Пятница, 29 марта 2024

68. Русский колокол на Афоне (391 стр. – 393 стр.)

Святогорец в своих письмах к друзьям 3) рассказывает о том, какое впечатление на греков произвел колокол, присланный в русский монастырь на Афоне:

«Мне удалось, — говорит он, —  быть  очевидцем  трогательной  сцены. Почетный московский гражданин Федор Набилков пожерт­вовал сюда (т.е. на Афон) три колокола, из которых большой имеет в себе  весу 35 пудов 32 фунта.

Надобно заметить, что подобного колокола, кажется, нет на всей Святой горе. Кое-как этого «великана» вытащили с судна на берег, поставили в обители на площади, и он сделался предметом всеоб­щего внимания и любопытства.

Старцы плакали от радости, не видавши на веку своем такого колокола; юные ликовали, и никто не знал, как такую огромную мас­су втащат на колокольню, как повесят, как укрепят, да как и звонить-то будут в такой колокол? Последний вопрос был для греков совер­шенною загадкой, потому что на Святой горе, да и на всем Востоке ударяют не языком в колокол, а колоколом в язык. Для этого-то к языкам здесь не привязывают веревки, а в уши колокола продевают шест или коромысло, и, оцепивши конец его веревкою, человека два раскачивают весь колокол, который, расходившись, поневоле за­ставляет свободный язык бить по своим краям и звучать.

Не говорю о том, как в Греции забавно смотреть на неестествен­ность подобного звона, как бьются около коромысла и утомляются звонари, которых всегда бывает на колокольне по числу колоколов, а ежели огромен колокол, – там надобно уже двоих, если не троих…

Судя по этому, вы поймете, как для греков казалось дивным и даже чрезвычайно трудным звонить в великана, присланного из России.
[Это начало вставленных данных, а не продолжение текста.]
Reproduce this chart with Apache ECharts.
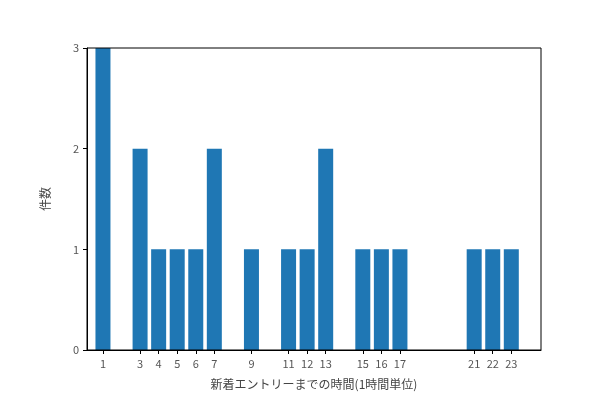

Но это все еще ничего.

—  Остался ли еще и есть ли подобный колокол в России? — спрашивали нас греки; а один старец, Даскал, задушевный мой друг, осмотревши колокол, подивясь на него и взглянувши потом на ко­локольню, сомнительно покачал головою и возразил:

—     Да стерпит ли колокольня-то такую тяжесть?..

От души забавляясь детскими суждениями греков, мы расска­зали им про московского великана в 12.000 пудов, у которого самый выбившийся иверень полагают до восьмисот пудов, и они, удив­ляясь такому неслыханному между ними диву, восклицали: «Бре! бре!..» («бре» – междометие, значащее удивление в высшей сте­пени).

Троицкая суббота была у нас пасхальным днем, потому что тогда были повешены колокола, и звон не умолкал до самой вечерни.

Колокольня была набита иноками, желавшими видеть и знать, как и что будут делать руссы со своими колоколами. Сам маститый игумен был там.

Когда загудели колокола в стройных русских тонах и метал­лическая игра их отозвалась в далеком эхе и в мелодических зами­рающих звуках по скатам прибрежных холмов и соседних гор, греки были вне себя от радости и удивления.

С тех пор, как только бдение, греки высыпают в светлую га­лерею, обнимающую собор их с запада, и не сводят глаз с коло­кольни, пока производится звон во вся, так что, смотря на них, мы с чувством и с грустной улыбкой восклицаем: «Бедные греки!., это сущие дети!..».

Из этого описания мы видели, как сильно и неотразимо дейст­вует церковный звон на душу человека, и не даром поэт воскликнул:

«Вечерний звон, вечерний звон,
Как много дум наводит он»…

Да, благовест, действительно, наводит много дум, он пробуждает в нас наши лучшие и светлые чувства, будит детские воспоминания и наполняет душу тихой безмятежной радостью…

Любит русский народ звон церковного колокола, любит потому, что его торжественные звуки вещают ему о Боге, направляют мысли и сердце к Нему и, раздаваясь с высоты, призывают к небесному, горнему, лучшему.

С любовью русский народ созидает единственные в мире по раз­меру, весу и силе звуков колокола и любит, когда громовые удары их потрясают воздух и наполняют душу его великим, благоговей­ным чувством.

И не заменит русскому человеку этого звона никакой другой призыв, как звуков небес, по словам поэта, для чистой души не могут заменить скучные песни земли.

Звон церковных колоколов слышали мы при разнообразнейших положениях и условиях нашей жизни. От колыбели и до гроба со­провождает он нас, наполняя нашу душу то светлой радостью, то горем и печалью.

Живых он пробуждает, призывая к лучшему и чистому от жи­тейской темноты и невзгоды, а мертвых провожает до последнего приюта – могилы» 1).